The text to columns tool in Alteryx can sometimes be a little clunky. It’s a quick fix when you need each element of ‘Element1/Element2/Element3’ to be in it’s own column, but what if the string was ‘Element1/ Element2_ Element3 ’? This requires multiple text to columns tools as well as the Data Cleansing tool.
In an effort to practice regex, I’ve recently begun using the Regex_replace function via the Formula tool whenever there’s a need to extract multiple parts from a string. It’s not easier nor faster than Text to Columns, but it sure is fun.
The Regex_replace function
The Regex_replace function requires 3 parameters: Regex_replace([A string field], ‘the regex pattern you want to match’, ‘the string you want to replace it with’). Keep in mind when using this function that all instances of the match are replaced, not just the first.

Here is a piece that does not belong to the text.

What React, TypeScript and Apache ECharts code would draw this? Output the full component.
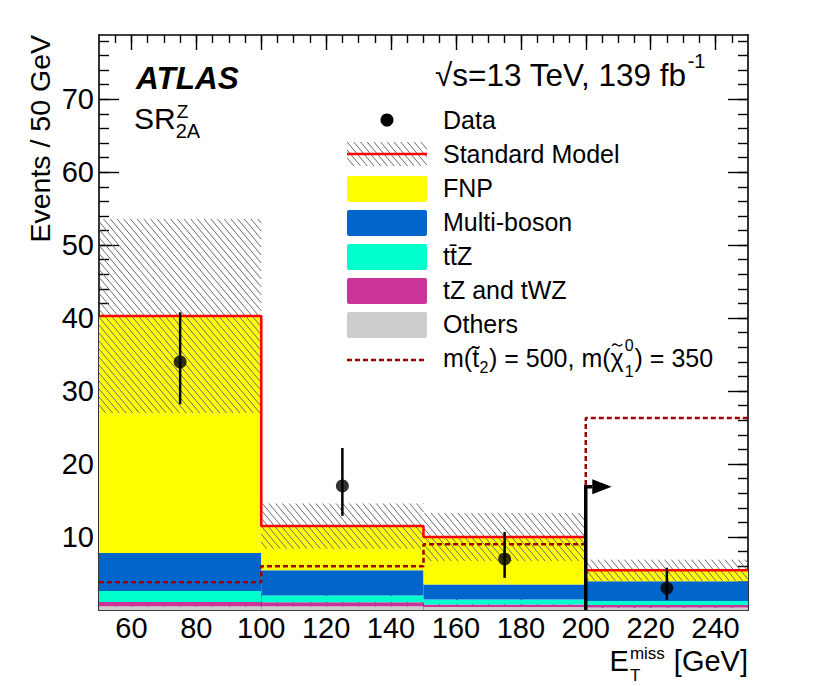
import React, { useEffect, useRef } from "react";
import * as echarts from "echarts";

// ---------- data ----------
const binEdges = [50, 100, 150, 200, 250];
const others = [0.5, 0.5, 0.4, 0.35];
const tzTwz = [0.6, 0.55, 0.35, 0.35];
const ttz = [1.5, 0.95, 0.7, 0.55];
const multiBoson = [5.2, 3.45, 2.05, 2.7];
const fnp = [32.5, 6.05, 6.5, 1.5];
const smUncertainty = [13.3, 3.1, 3.3, 1.45];
const dataCounts = [34, 17, 7, 3];
const dataErrDown = [5.8, 4.1, 2.6, 1.6];
const dataErrUp = [6.8, 5.2, 3.7, 2.8];
const signal = [3.8, 6.0, 9.0, 26.3];
// cut value, arrow height, arrow head start, arrow tip
const cutArrow = [200, 16.9, 202, 208];

const xRange = [50, 250];
const yRange = [0, 78.8];
const xMajorTicks = [60, 80, 100, 120, 140, 160, 180, 200, 220, 240];
const xMinorTicks = [55, 60, 65, 70, 75, 80, 85, 90, 95, 100, 105, 110, 115, 120, 125, 130, 135, 140, 145, 150, 155, 160, 165, 170, 175, 180, 185, 190, 195, 200, 205, 210, 215, 220, 225, 230, 235, 240, 245];
const yMajorTicks = [10, 20, 30, 40, 50, 60, 70];
const yMinorTicks = [2, 4, 6, 8, 10, 12, 14, 16, 18, 20, 22, 24, 26, 28, 30, 32, 34, 36, 38, 40, 42, 44, 46, 48, 50, 52, 54, 56, 58, 60, 62, 64, 66, 68, 70, 72, 74, 76, 78];

const stackComponents = [others, tzTwz, ttz, multiBoson, fnp];
const stackColors = ["#cccccc", "#cc3399", "#00ffcc", "#0066cc", "#ffff00"];
const legendNames = ["Data", "Standard Model", "FNP", "Multi-boson", "tt\u0304Z", "tZ and tWZ", "Others"];

const FONT = "'Liberation Sans', Arial, Helvetica, sans-serif";
const HATCH_COLOR = "#6a6a6a";
const SIGNAL_COLOR = "#a00000";

let measureCtx: CanvasRenderingContext2D | null = null;
function measure(text: string, size: number, weight = "normal", style = "normal") {
  if (!measureCtx) measureCtx = document.createElement("canvas").getContext("2d");
  if (!measureCtx) return text.length * size * 0.55;
  measureCtx.font = `${style} ${weight} ${size}px 'Liberation Sans'`;
  return measureCtx.measureText(text).width;
}

function hatchLines(x0: number, y0: number, x1: number, y1: number, stroke: string) {
  const slope = 1.19;
  const spacing = 6.7;
  const dc = spacing * slope;
  const cMin = y0 - slope * x1;
  const cMax = y1 - slope * x0;
  const out: any[] = [];
  for (let k = Math.ceil(cMin / dc); k * dc <= cMax; k++) {
    const c = k * dc;
    const xa = Math.max(x0, (y0 - c) / slope);
    const xb = Math.min(x1, (y1 - c) / slope);
    if (xb > xa) {
      out.push({
        type: "line",
        shape: { x1: xa, y1: slope * xa + c, x2: xb, y2: slope * xb + c },
        style: { stroke, lineWidth: 1 },
      });
    }
  }
  return out;
}

export default function App() {
  const ref = useRef<HTMLDivElement>(null);

  useEffect(() => {
    if (!ref.current) return;
    const chart = echarts.init(ref.current, undefined, { renderer: "svg" });

    const nb = binEdges.length - 1;
    const stackData: number[][] = [];
    const smTotal: number[] = [];
    for (let i = 0; i < nb; i++) {
      let lo = 0;
      stackComponents.forEach((comp, k) => {
        stackData.push([binEdges[i], binEdges[i + 1], lo, lo + comp[i], k]);
        lo += comp[i];
      });
      smTotal.push(lo);
    }
    const hatchData = smTotal.map((v, i) => [binEdges[i], binEdges[i + 1], v - smUncertainty[i], v + smUncertainty[i]]);
    const smLine: number[][] = [];
    const sigLine: number[][] = [];
    for (let i = 0; i < nb; i++) {
      smLine.push([binEdges[i], smTotal[i]], [binEdges[i + 1], smTotal[i]]);
      sigLine.push([binEdges[i], signal[i]], [binEdges[i + 1], signal[i]]);
    }
    const centers = dataCounts.map((_, i) => (binEdges[i] + binEdges[i + 1]) / 2);
    const points = dataCounts.map((v, i) => [centers[i], v]);
    const errData = dataCounts.map((v, i) => [centers[i], v - dataErrDown[i], v + dataErrUp[i]]);

    const axisBase = (pos: string, ticks: number[], len: number, labels: boolean, line: boolean, isX: boolean) => ({
      type: "value",
      position: pos,
      min: isX ? xRange[0] : yRange[0],
      max: isX ? xRange[1] : yRange[1],
      axisLine: { show: line, onZero: false, lineStyle: { color: "#000", width: 1.6 } },
      axisTick: { show: true, inside: true, length: len, customValues: ticks, lineStyle: { color: "#000", width: 1.4 } },
      axisLabel: labels
        ? { show: true, customValues: ticks, color: "#000", fontFamily: FONT, fontSize: 29, margin: isX ? 3 : 5 }
        : { show: false },
      splitLine: { show: false },
    });

    const txt = (text: string, x: number, y: number, size: number, extra: any = {}) => ({
      type: "text",
      x,
      y,
      style: { text, fontFamily: FONT, fontSize: size, fill: "#000", textAlign: "left", textVerticalAlign: "middle", ...extra },
    });

    // legend graphics
    const lx0 = 347, lx1 = 427, tx = 443;
    const LF = 25;
    const rowY = [120, 154, 188, 222, 256, 290, 324, 358];
    const g: any[] = [];
    g.push({ type: "circle", shape: { cx: 387, cy: rowY[0], r: 6.5 }, style: { fill: "#000" } });
    g.push({ type: "group", children: hatchLines(lx0, rowY[1] - 12, lx1, rowY[1] + 12, HATCH_COLOR) });
    g.push({ type: "line", shape: { x1: lx0, y1: rowY[1], x2: lx1, y2: rowY[1] }, style: { stroke: "#ff0000", lineWidth: 2.5 } });
    const boxColors = [stackColors[4], stackColors[3], stackColors[2], stackColors[1], stackColors[0]];
    boxColors.forEach((c, k) => {
      g.push({ type: "rect", shape: { x: lx0, y: rowY[k + 2] - 12, width: lx1 - lx0, height: 26, r: 2 }, style: { fill: c } });
    });
    g.push({ type: "line", shape: { x1: lx0, y1: rowY[7] + 2, x2: 425, y2: rowY[7] + 2 }, style: { stroke: SIGNAL_COLOR, lineWidth: 2.5, lineDash: [5, 3] } });
    legendNames.forEach((name, k) => {
      g.push(txt(name, tx, rowY[k], LF));
    });
    // signal legend label, laid out piece by piece
    {
      let x = tx;
      const p1 = "m(t\u0303";
      g.push(txt(p1, x, rowY[7], LF));
      x += measure(p1, LF) + 0.5;
      g.push(txt("2", x, rowY[7] + 9, 16));
      x += measure("2", 16) + 0.5;
      const p2 = ") = 500, m(";
      g.push(txt(p2, x, rowY[7], LF));
      x += measure(p2, LF);
      const wChi = measure("\u03c7", LF);
      g.push(txt("\u03c7", x, rowY[7], LF));
      const cx = x + wChi / 2;
      const ty = rowY[7] - 13;
      g.push({
        type: "bezierCurve",
        shape: { x1: cx - 5, y1: ty + 1, cpx1: cx - 1.5, cpy1: ty - 5, cpx2: cx + 1.5, cpy2: ty + 5, x2: cx + 5, y2: ty - 1 },
        style: { stroke: "#000", lineWidth: 1.4, fill: null },
      });
      x += wChi + 1;
      g.push(txt("0", x, rowY[7] - 13, 16));
      g.push(txt("1", x, rowY[7] + 13, 16));
      x += measure("0", 16) + 1;
      g.push(txt(") = 350", x, rowY[7], LF));
    }
    // ATLAS label
    g.push(txt("ATLAS", 136, 78, 31.5, { fontWeight: "bold", fontStyle: "italic" }));
    {
      const x0 = 134;
      g.push(txt("SR", x0, 118, 30));
      const w = measure("SR", 30);
      g.push(txt("Z", x0 + w + 1, 111, 19));
      g.push(txt("2A", x0 + w, 131, 20));
    }
    // energy / lumi
    {
      const hx = 435;
      const ht = "\u221as=13 TeV, 139 fb";
      g.push(txt(ht, hx, 75, 31.5));
      g.push(txt("-1", hx + measure(ht, 31.5) + 1, 61, 20));
    }
    // axis titles
    g.push({
      type: "text",
      x: 40,
      y: 35,
      rotation: Math.PI / 2,
      style: { text: "Events / 50 GeV", fontFamily: FONT, fontSize: 28.5, fill: "#000", textAlign: "right", textVerticalAlign: "middle" },
    });
    {
      const right = 748;
      const wGeV = measure("[GeV]", 29);
      g.push(txt("[GeV]", right, 661, 29, { textAlign: "right" }));
      const missEnd = right - wGeV - 9;
      const wMiss = measure("miss", 17);
      const missX = missEnd - wMiss;
      g.push(txt("miss", missX, 653, 17));
      g.push(txt("T", missX, 675, 17));
      g.push(txt("E", missX - measure("E", 29) - 1, 661, 29));
    }

    const option: any = {
      animation: false,
      textStyle: { fontFamily: FONT },
      grid: { left: 99, right: 82, top: 35, bottom: 76, containLabel: false },
      xAxis: [
        axisBase("bottom", xMajorTicks, 15, true, true, true),
        axisBase("bottom", xMinorTicks, 8, false, false, true),
        axisBase("top", xMajorTicks, 15, false, true, true),
        axisBase("top", xMinorTicks, 8, false, false, true),
      ],
      yAxis: [
        axisBase("left", yMajorTicks, 20, true, true, false),
        axisBase("left", yMinorTicks, 10, false, false, false),
        axisBase("right", yMajorTicks, 20, false, true, false),
        axisBase("right", yMinorTicks, 10, false, false, false),
      ],
      series: [
        {
          type: "custom",
          name: "stack",
          z: 1,
          clip: true,
          encode: { x: [0, 1], y: [2, 3] },
          data: stackData,
          renderItem: (params: any, api: any) => {
            const p0 = api.coord([api.value(0), api.value(3)]);
            const p1 = api.coord([api.value(1), api.value(2)]);
            return {
              type: "rect",
              shape: { x: p0[0], y: p0[1], width: p1[0] - p0[0], height: p1[1] - p0[1] },
              style: { fill: stackColors[api.value(4)] },
            };
          },
        },
        {
          type: "custom",
          name: "SM uncertainty",
          z: 2,
          clip: true,
          encode: { x: [0, 1], y: [2, 3] },
          data: hatchData,
          renderItem: (params: any, api: any) => {
            const p0 = api.coord([api.value(0), api.value(3)]);
            const p1 = api.coord([api.value(1), api.value(2)]);
            return { type: "group", children: hatchLines(p0[0], p0[1], p1[0], p1[1], HATCH_COLOR) };
          },
        },
        {
          type: "line",
          name: "Standard Model",
          z: 3,
          data: smLine,
          symbol: "none",
          lineStyle: { color: "#ff0000", width: 2.5 },
        },
        {
          type: "line",
          name: "signal",
          z: 4,
          data: sigLine,
          symbol: "none",
          lineStyle: { color: SIGNAL_COLOR, width: 2.5, type: [5, 3] },
        },
        {
          type: "custom",
          name: "cut",
          z: 5,
          data: [cutArrow],
          renderItem: (params: any, api: any) => {
            const base = api.coord([api.value(0), yRange[0]]);
            const top = api.coord([api.value(0), api.value(1)]);
            const hs = api.coord([api.value(2), api.value(1)]);
            const tip = api.coord([api.value(3), api.value(1)]);
            return {
              type: "group",
              children: [
                {
                  type: "polyline",
                  shape: { points: [base, top, hs] },
                  style: { stroke: "#000", lineWidth: 3.5, fill: null },
                },
                {
                  type: "polygon",
                  shape: { points: [[hs[0], hs[1] - 7.5], [tip[0], tip[1]], [hs[0], hs[1] + 7.5]] },
                  style: { fill: "#000" },
                },
              ],
            };
          },
        },
        {
          type: "custom",
          name: "errors",
          z: 6,
          encode: { x: 0, y: [1, 2] },
          data: errData,
          renderItem: (params: any, api: any) => {
            const a = api.coord([api.value(0), api.value(1)]);
            const b = api.coord([api.value(0), api.value(2)]);
            return { type: "line", shape: { x1: a[0], y1: a[1], x2: b[0], y2: b[1] }, style: { stroke: "#000", lineWidth: 2.5 } };
          },
        },
        {
          type: "scatter",
          name: "Data",
          z: 7,
          data: points,
          symbol: "circle",
          symbolSize: 13,
          itemStyle: { color: "#000" },
        },
      ],
      graphic: { elements: g },
    };
    chart.setOption(option);
    return () => chart.dispose();
  }, []);

  return <div ref={ref} style={{ position: "absolute", left: 0, top: 0, width: 830, height: 686, background: "#fff" }} />;
}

I’ll show you how I use this function to split text to columns with a worked example. I’ve used a text input containing the names of the only sporting team I know. It also contains the year they joined the team (not canon) and their position:
The formatting here is messy and the elements I’m interested in (Name, Date Joined and Position) are separated by different characters. Using a text to columns tool to clean this up would look like so:
But there’s a cool way we can do this with the Regex_replace function in 2 tools instead of 6:
Here I matched the pattern of my string field that contains the wanted elements grouped by parentheses: ‘(\w+)_\s*(\d+).*/(\w*)’. Grouping like this is important because I want each of these elements in a new column. The replacement parameter of the Regex_replace function can be a plain string or, more usefully, can point to a group in the matching pattern. To point to a specific group simply prefix the group number with a dollar sign. The group number refers to the order that each group appears in the matching pattern.
The full function syntax to extract the player names into a new column then becomes:
Regex_replace([Text Input], ‘(\w+)_\s*(\d+).*/(\w*)’, ‘$1’)
To get the date joined and position in their own columns, a new column for each is added in the formula tool. The same code is used however ‘$1’ becomes ‘$2’ or ‘$3’. I’ve also used Regex_replace instead of the date time tool to clean up the Date Joined field. A quick select tool at the end fixes up the column headers.